As far as I have understood it, Uniform Buffer Objects were created exactly for the need of bulk-updating multiple uniforms in a single call. Submitting a single UBO that contains mere five matrices should be a trivial workload. Refactoring that to multiple UBOs e.g. where one would contain model matrices and the other would contain projection matrices like was suggested above sounds like a heavy antioptimization - don't do that! (unless profiling suggests that two UBO uploads are faster than one in this case :o)

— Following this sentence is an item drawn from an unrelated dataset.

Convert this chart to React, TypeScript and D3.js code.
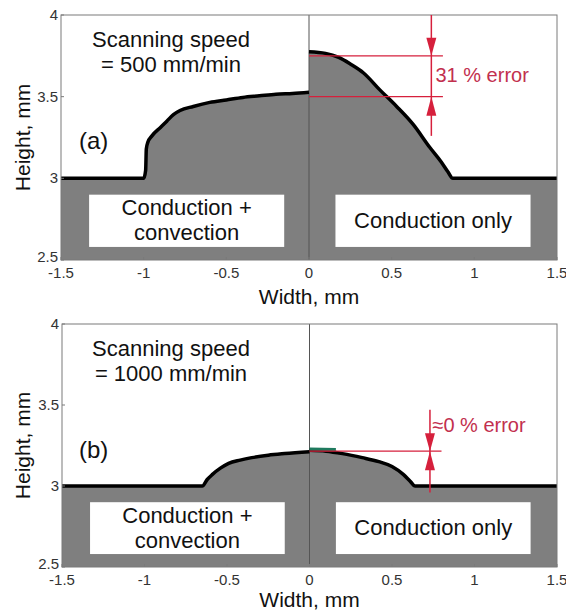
import React from "react";
import * as d3 from "d3";

// Axis ticks (mm)
const X_TICKS = [-1.5, -1, -0.5, 0, 0.5, 1, 1.5];
const Y_TICKS = [2.5, 3, 3.5, 4];

// (a) 500 mm/min — conduction + convection half (x ≤ 0)
const A_LEFT_X = [-1.5, -1.0, -0.988, -0.984, -0.975, -0.95, -0.9, -0.86, -0.82, -0.78, -0.7, -0.6, -0.5, -0.4, -0.3, -0.2, -0.1, 0];
const A_LEFT_Y = [3.0, 3.0, 3.05, 3.18, 3.22, 3.26, 3.31, 3.35, 3.39, 3.415, 3.44, 3.465, 3.48, 3.495, 3.505, 3.515, 3.52, 3.527];
// (a) conduction-only half (x ≥ 0)
const A_RIGHT_X = [0, 0.1, 0.18, 0.25, 0.33, 0.43, 0.53, 0.63, 0.73, 0.8, 0.84, 0.87, 1.5];
const A_RIGHT_Y = [3.775, 3.765, 3.74, 3.7, 3.645, 3.54, 3.44, 3.33, 3.19, 3.1, 3.04, 3.0, 3.0];

// (b) 1000 mm/min
const B_LEFT_X = [-1.5, -0.65, -0.62, -0.59, -0.54, -0.49, -0.42, -0.35, -0.25, -0.15, 0];
const B_LEFT_Y = [3.0, 3.0, 3.04, 3.07, 3.11, 3.14, 3.16, 3.175, 3.19, 3.2, 3.212];
const B_RIGHT_X = [0, 0.1, 0.2, 0.32, 0.42, 0.5, 0.57, 0.61, 0.64, 1.5];
const B_RIGHT_Y = [3.22, 3.215, 3.2, 3.175, 3.15, 3.12, 3.07, 3.03, 3.0, 3.0];

// Error annotations: heights compared and arrow position
const A_ERR_LEVELS = [3.75, 3.5];
const B_ERR_LEVELS = [3.215];
const ERR_LABELS = ["31 % error", "≈0 % error"];
const SPEED_LABELS = ["= 500 mm/min", "= 1000 mm/min"];
const PANEL_TAGS = ["(a)", "(b)"];

const FONT = "'Liberation Sans', Arial, sans-serif";
const GRAY = "#7f7f7f";
const RED = "#d6203c";
const RED_TEXT = "#c2304e";

type Pt = [number, number];
const zip = (xs: number[], ys: number[]): Pt[] => xs.map((x, i) => [x, ys[i]]);

interface PanelProps {
  top: number;
  left: number;
  right: number;
  height: number;
  xLabelGap: number;
  leftPts: Pt[];
  rightPts: Pt[];
  tag: string;
  speed: string;
  errLabel: string;
  errLevels: number[];
  arrowX: number;
  arrowTop: number;
  arrowBottom: number;
  lineEnd: number;
  labelX: number;
  labelY: number;
  mark?: Pt[];
}

function Panel(p: PanelProps) {
  const x = d3.scaleLinear().domain([-1.5, 1.5]).range([p.left, p.right]);
  const y = d3.scaleLinear().domain([2.5, 4]).range([p.top + p.height, p.top]);
  const curve = d3.curveMonotoneX;
  const area = d3
    .area<Pt>()
    .x((d) => x(d[0]))
    .y0(y(2.5))
    .y1((d) => y(d[1]))
    .curve(curve);
  const line = d3
    .line<Pt>()
    .x((d) => x(d[0]))
    .y((d) => y(d[1]))
    .curve(curve);

  const boxes = [
    { x0: -1.33, x1: -0.15, lines: ["Conduction +", "convection"] },
    { x0: 0.16, x1: 1.34, lines: ["Conduction only"] },
  ];
  const by0 = y(2.9);
  const by1 = y(2.58);
  const ax = x(p.arrowX);

  const arrowDown = (tipY: number) =>
    `M${ax - 5},${tipY - 18}L${ax + 5},${tipY - 18}L${ax},${tipY}Z`;
  const arrowUp = (tipY: number) =>
    `M${ax - 5},${tipY + 19}L${ax + 5},${tipY + 19}L${ax},${tipY}Z`;

  const upper = p.errLevels[0];
  const lower = p.errLevels[p.errLevels.length - 1];

  return (
    <g>
      <rect x={p.left} y={p.top} width={p.right - p.left} height={p.height} fill="#fff" />
      <path d={area(p.leftPts) ?? ""} fill={GRAY} />
      <path d={area(p.rightPts) ?? ""} fill={GRAY} />
      <line x1={x(0)} x2={x(0)} y1={p.top} y2={p.top + p.height} stroke="#555" strokeWidth={1} />
      <path d={line(p.leftPts) ?? ""} fill="none" stroke="#000" strokeWidth={3.5} strokeLinejoin="round" />
      <path d={line(p.rightPts) ?? ""} fill="none" stroke="#000" strokeWidth={3.5} strokeLinejoin="round" />
      {p.mark && (
        <path d={line(p.mark) ?? ""} fill="none" stroke="#1f7a5e" strokeWidth={3} />
      )}

      {boxes.map((b, i) => (
        <g key={i}>
          <rect x={x(b.x0)} y={by0} width={x(b.x1) - x(b.x0)} height={by1 - by0} fill="#fff" />
          {b.lines.map((t, j) => (
            <text
              key={j}
              x={(x(b.x0) + x(b.x1)) / 2}
              y={(by0 + by1) / 2 + 7 + (j - (b.lines.length - 1) / 2) * 25}
              textAnchor="middle"
              fontFamily={FONT}
              fontSize={22}
              fill="#111"
            >
              {t}
            </text>
          ))}
        </g>
      ))}

      {/* frame and ticks */}
      <rect x={p.left} y={p.top} width={p.right - p.left} height={p.height} fill="none" stroke="#7a7a7a" strokeWidth={1} />
      {X_TICKS.map((v) => (
        <g key={"x" + v}>
          <line x1={x(v)} x2={x(v)} y1={y(2.5)} y2={y(2.5) - 3} stroke="#7a7a7a" />
          <text x={x(v)} y={y(2.5) + 18} textAnchor="middle" fontFamily={FONT} fontSize={15} fill="#333">
            {String(v)}
          </text>
        </g>
      ))}
      {Y_TICKS.map((v) => (
        <g key={"y" + v}>
          <line x1={p.left} x2={p.left + 3} y1={y(v)} y2={y(v)} stroke="#7a7a7a" />
          <text x={p.left - 3} y={y(v) + (v === 2.5 ? 2 : 5)} textAnchor="end" fontFamily={FONT} fontSize={15} fill="#333">
            {String(v)}
          </text>
        </g>
      ))}
      <text
        x={(p.left + p.right) / 2}
        y={y(2.5) + p.xLabelGap}
        textAnchor="middle"
        fontFamily={FONT}
        fontSize={21}
        fill="#111"
      >
        Width, mm
      </text>
      <text
        transform={`translate(30,${p.top + p.height / 2}) rotate(-90)`}
        textAnchor="middle"
        fontFamily={FONT}
        fontSize={21}
        fill="#111"
      >
        Height, mm
      </text>

      {/* annotations */}
      <text x={171} y={p.top + 32} textAnchor="middle" fontFamily={FONT} fontSize={22} fill="#111">
        Scanning speed
      </text>
      <text x={171} y={p.top + 57} textAnchor="middle" fontFamily={FONT} fontSize={22} fill="#111">
        {p.speed}
      </text>
      <text x={79} y={p.top + 134} fontFamily={FONT} fontSize={24} fill="#111">
        {p.tag}
      </text>

      {p.errLevels.map((v, i) => (
        <line key={i} x1={x(0)} x2={x(p.lineEnd)} y1={y(v)} y2={y(v)} stroke={RED} strokeWidth={1.2} />
      ))}
      <line x1={ax} x2={ax} y1={y(p.arrowTop)} y2={y(p.arrowBottom)} stroke={RED} strokeWidth={1.5} />
      <path d={arrowDown(y(upper))} fill={RED} />
      <path d={arrowUp(y(lower))} fill={RED} />
      <text x={x(p.labelX)} y={y(p.labelY)} fontFamily={FONT} fontSize={20} fill={RED_TEXT}>
        {p.errLabel}
      </text>
    </g>
  );
}

export default function App() {
  return (
    <svg
      width={566}
      height={612}
      style={{ position: "absolute", left: 0, top: 0, background: "#fff" }}
    >
      <Panel
        top={15}
        left={61}
        right={557}
        height={245}
        xLabelGap={44}
        leftPts={zip(A_LEFT_X, A_LEFT_Y)}
        rightPts={zip(A_RIGHT_X, A_RIGHT_Y)}
        tag={PANEL_TAGS[0]}
        speed={SPEED_LABELS[0]}
        errLabel={ERR_LABELS[0]}
        errLevels={A_ERR_LEVELS}
        arrowX={0.74}
        arrowTop={4}
        arrowBottom={3.26}
        lineEnd={0.81}
        labelX={0.765}
        labelY={3.59}
      />
      <Panel
        top={324}
        left={62}
        right={557}
        height={243}
        xLabelGap={40}
        leftPts={zip(B_LEFT_X, B_LEFT_Y)}
        rightPts={zip(B_RIGHT_X, B_RIGHT_Y)}
        tag={PANEL_TAGS[1]}
        speed={SPEED_LABELS[1]}
        errLabel={ERR_LABELS[1]}
        errLevels={B_ERR_LEVELS}
        arrowX={0.73}
        arrowTop={3.47}
        arrowBottom={2.96}
        lineEnd={0.8}
        labelX={0.745}
        labelY={3.335}
        mark={[
          [0, 3.228],
          [0.16, 3.226],
        ]}
      />
    </svg>
  );
}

Or perhaps the discussion has confused the use of uniforms with a call to glUniformMatrix4fv without UBOs, and UBOs themselves. If you are not using UBOs and are manually updating uniform matrices with glUniformMatrix4fv, the there is benefit in optimizing to not redundantly change matrices that haven't changed.
Hodgman's suggestion is the sanest here:
- Stop measuring FPS, but instead start measuring milliseconds. This will give better sense of the actual difference in workload.
- Use a CPU profiler with the old code and the new code to compare where the extra added time is being spent. E.g. AMD CodeAnalyst is good (works on non-AMD CPUs as well). If it turns out to not be a CPU-side slowdown (the profiles are identical), then use e.g. nVidia Parallel Studio or AMD CodeXL to debug and profile the GPU side operation.